CHP Genel Başkan Yardımcısı Veli Ağbaba, kamu görevlileri sendikalarına toplu sözleşme ikramiyesi için getirilmek istenen yüzde 2'lik iş kolu örgütlenme şartına ilişkin; “İktidar, baraj şartı ile sendikalara ve sendikaların üyelerine yönelik ayrıma gitmektedir. Bu durumda yüzlerce sendika ve binlerce sendika üyesinin örgütlenme özgürlüğü hakkına açık bir darbe vurulmaktadır… Türkiye’nin imzalamış olduğu uluslararası çalışma örgütünün 87 ve 98 sayılı hükümlerine de açıkça aykırıdır” açıklamasını yaptı.

CHP Genel Başkan Yardımcısı Veli Ağbaba, kamu görevlileri sendikalarına toplu sözleşme ikramiyesi için getirilmek istenen yüzde ikilik iş kolu örgütlenme şartına tepki gösterdi. Ağbaba, yaptığı yazılı açıklamada şu değerlendirmeyi yaptı:

“HÜKÜMETİN YAPMAYA ÇALIŞTIĞI KÜÇÜK SENDİKALARI BÜYÜK SENDİKALARA YEDİRMEKTİR”

“Getirilen düzenleme ile kamu görevlilerin örgütlü olduğu sendikalara yüzde 2 örgütlenme baraj şartı getirilmekte, yüzde 2 baraj şartını sağlayan sendikaların üyelerine toplu sözleşme ikramiyesi ödenirken, bunun altında kalan sendikalara ise toplu sözleşme desteği verileceği belirtilmektedir.

Getirilen kanun teklifinde toplu sözleşme desteği olarak memur aylık katsayısının 750 gösterge rakamıyla çarpımı sonucu çıkacak tutar, toplu sözleşme ikramiyesi ise 2119 gösterge rakamıyla çarpımı sonucu çıkacak tutar olarak belirleniyor. Şu anki katsayı ile hesap edildiğinde yüzde 2 şartını sağlayan sendikalarla, yüzde 2 altında kalanlara üye memurlar arasında 500 TL gibi bir fark oluşmaktadır.
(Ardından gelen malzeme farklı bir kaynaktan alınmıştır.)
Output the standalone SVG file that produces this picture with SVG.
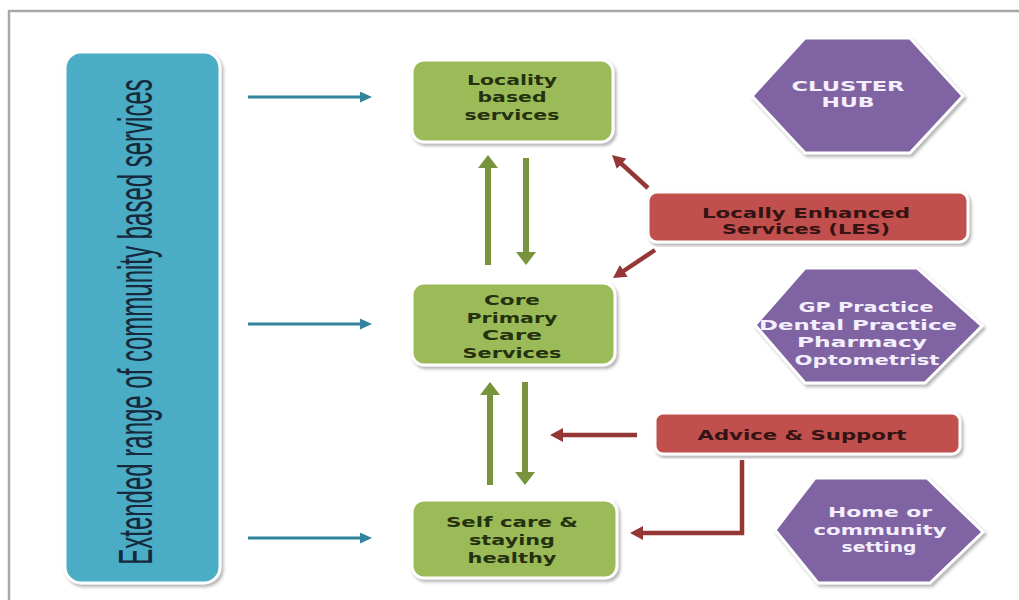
<svg xmlns="http://www.w3.org/2000/svg" width="1019" height="600" viewBox="0 0 1019 600">
<defs>
<style>
.frame{stroke:#a8a8a8;stroke-width:2.5;fill:none}
.box{stroke:#ffffff;stroke-width:3;filter:url(#sh)}
.blue{fill:#4bacc6}
.green{fill:#9bbb59}
.red{fill:#c0504d}
.purple{fill:#8064a2}
.t{font-family:"DejaVu Sans","Verdana",sans-serif;font-weight:bold;font-size:14px;text-anchor:middle}
.tg{fill:#26320f}
.tr{fill:#331413}
.tp{fill:#f3eefb}
.vt{font-family:"Liberation Sans",Arial,sans-serif;font-size:48px;fill:#15283c;text-anchor:middle}
.ateal{stroke:#31849b;stroke-width:3;fill:none;marker-end:url(#mt)}
.agreen{stroke:#77933c;stroke-width:6;fill:none;marker-end:url(#mg)}
.ared{stroke:#953735;stroke-width:4.5;fill:none;marker-end:url(#mr)}
</style>
<filter id="sh" x="-10%" y="-10%" width="120%" height="120%">
<feDropShadow dx="2" dy="2.5" stdDeviation="1.5" flood-color="#777" flood-opacity="0.55"/>
</filter>
<marker id="mt" markerUnits="userSpaceOnUse" markerWidth="13" markerHeight="11" refX="2" refY="5.5" orient="auto"><path d="M0,0 L12,5.5 L0,11 z" fill="#31849b"/></marker>
<marker id="mg" markerUnits="userSpaceOnUse" markerWidth="14" markerHeight="20" refX="3" refY="10" orient="auto"><path d="M0,0 L13,10 L0,20 z" fill="#77933c"/></marker>
<marker id="mr" markerUnits="userSpaceOnUse" markerWidth="14" markerHeight="14" refX="3" refY="7" orient="auto"><path d="M0,0 L13,7 L0,14 z" fill="#953735"/></marker>
</defs>
<rect width="1019" height="600" fill="#ffffff"/>
<path class="frame" d="M1019,11 H9 V600"/>

<g id="community">
<rect class="box blue" x="65" y="52" width="155" height="531" rx="16"/>
<text class="vt" transform="translate(152,322) rotate(-90) scale(0.5,1)">Extended range of community based services</text>
</g>

<g id="locality">
<rect class="box green" x="412" y="60" width="201" height="82" rx="12"/>
<text class="t tg" x="512" y="85" textLength="90" lengthAdjust="spacingAndGlyphs">Locality</text>
<text class="t tg" x="512" y="102" textLength="69" lengthAdjust="spacingAndGlyphs">based</text>
<text class="t tg" x="512" y="120" textLength="95" lengthAdjust="spacingAndGlyphs">services</text>
</g>

<g id="core">
<rect class="box green" x="412" y="283" width="203" height="82" rx="12"/>
<text class="t tg" x="512" y="305" textLength="56" lengthAdjust="spacingAndGlyphs">Core</text>
<text class="t tg" x="512" y="323" textLength="91" lengthAdjust="spacingAndGlyphs">Primary</text>
<text class="t tg" x="512" y="340" textLength="60" lengthAdjust="spacingAndGlyphs">Care</text>
<text class="t tg" x="512" y="358" textLength="99" lengthAdjust="spacingAndGlyphs">Services</text>
</g>

<g id="selfcare">
<rect class="box green" x="412" y="500" width="205" height="78" rx="12"/>
<text class="t tg" x="512" y="527" textLength="132" lengthAdjust="spacingAndGlyphs">Self care &amp;</text>
<text class="t tg" x="512" y="545" textLength="86" lengthAdjust="spacingAndGlyphs">staying</text>
<text class="t tg" x="512" y="563" textLength="89" lengthAdjust="spacingAndGlyphs">healthy</text>
</g>

<g id="les">
<rect class="box red" x="648" y="192" width="320" height="50" rx="9"/>
<text class="t tr" x="806" y="218" textLength="208" lengthAdjust="spacingAndGlyphs">Locally Enhanced</text>
<text class="t tr" x="806" y="234" textLength="168" lengthAdjust="spacingAndGlyphs">Services (LES)</text>
</g>

<g id="advice">
<rect class="box red" x="655" y="413" width="305" height="41" rx="8"/>
<text class="t tr" x="802" y="440" textLength="209" lengthAdjust="spacingAndGlyphs">Advice &amp; Support</text>
</g>

<g id="clusterhub">
<polygon class="box purple" points="752,96 805,38 910,38 963,96 910,153 805,153"/>
<text class="t tp" x="848" y="91" textLength="113" lengthAdjust="spacingAndGlyphs">CLUSTER</text>
<text class="t tp" x="848" y="107" textLength="53" lengthAdjust="spacingAndGlyphs">HUB</text>
</g>

<g id="practices">
<polygon class="box purple" points="755,325 805,268 917,268 982,326 925,383 805,383"/>
<text class="t tp" x="866" y="312" textLength="135" lengthAdjust="spacingAndGlyphs">GP Practice</text>
<text class="t tp" x="858" y="330" textLength="198" lengthAdjust="spacingAndGlyphs">Dental Practice</text>
<text class="t tp" x="862" y="347" textLength="130" lengthAdjust="spacingAndGlyphs">Pharmacy</text>
<text class="t tp" x="867" y="365" textLength="145" lengthAdjust="spacingAndGlyphs">Optometrist</text>
</g>

<g id="home">
<polygon class="box purple" points="775,530 815,478 927,478 983,532 930,583 818,583"/>
<text class="t tp" x="880" y="517" textLength="104" lengthAdjust="spacingAndGlyphs">Home or</text>
<text class="t tp" x="880" y="535" textLength="133" lengthAdjust="spacingAndGlyphs">community</text>
<text class="t tp" x="879" y="552" textLength="75" lengthAdjust="spacingAndGlyphs">setting</text>
</g>

<g id="connectors">
<path class="ateal" d="M248,97 H362"/>
<path class="ateal" d="M248,324 H362"/>
<path class="ateal" d="M248,538 H362"/>
<path class="agreen" d="M488,265 V165"/>
<path class="agreen" d="M526,158 V255"/>
<path class="agreen" d="M490,485 V392"/>
<path class="agreen" d="M525,382 V475"/>
<path class="ared" d="M648,188 L619.4,161.8"/>
<path class="ared" d="M655,250 L621.3,272.5"/>
<path class="ared" d="M637,435 H560"/>
<path class="ared" d="M742,460 V533 H640"/>
</g>
</svg>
Hükümetin yapmaya çalıştığı küçük sendikaları büyük sendikalara yedirmektir.

“SENDİKA ÜYESİNİN ÖRGÜTLENME ÖZGÜRLÜĞÜ HAKKINA AÇIK BİR DARBE VURULMAKTADIR”

İktidar, baraj şartı ile sendikalara ve sendikaların üyelerine yönelik ayrıma gitmektedir. Bu durumda yüzlerce sendika ve binlerce sendika üyesinin örgütlenme özgürlüğü hakkına açık bir darbe vurulmaktadır. Düzenleme; başta anayasamızın 51. Maddesinde yer alan sendika kurma hakkını ihlal ettiği gibi yine Türkiye’nin imzalamış olduğu uluslararası çalışma örgütünün 87 ve 98 sayılı hükümlerine de açıkça aykırıdır.

Hem anayasamıza hem de imzalamış olduğumuz uluslararası hükümlere aykırılık taşıyan bu düzenlemede ısrar etmek, bağımsız ve özgür sendikal anlayışı yok etmek demektir. Çalışma Bakanının bir dediği bir diğerini tutmuyor.

“İKTİDAR KENDİ YANDAŞI OLAN SENDİKALARIN DIŞINDA HİÇBİR SENDİKANIN VAR OLMASINA TAHAMMÜL EDEMİYOR”

Çalışma Bakanı Türkiye’de sendikal örgütlülüğün yaşadığı sorunlardan sürekli bahsediyor. Sendikalaşmanın anayasal bir hak olduğunu her defasında dile getiriyor. Gelin görün ki getirilen bu düzenleme ile sendikalar arasında ayrıma ve sendika seçme özgürlüğüne darbe vuruluyor.

Daha önce Danıştay’ın iptal ettiği bu düzenlemede ısrar etmenin amacı nedir anlamış değiliz. Getirilen düzenlemede gerekçe olarak ‘Sendikal algının güçlendirilmesi ve sendika üyeliğinin desteklenmesi amacıyla’ yapıldığı ifade ediliyor. Sendikalara yönelik yüzde 2’lik örgütlenme barajı şartı sendikal algıyı ve üyeliğini güçlendirmez aksine tüm bunları ortadan kaldırır. Diğer sendikaların örgütlenme ve var olma hakkına darbe vurur ve ülke de tek tip sendikacılığın önü açılır. Anladığımız kadarıyla iktidar kendi yandaşı olan sendikaların dışında hiçbir sendikanın var olmasına tahammül edemiyor.”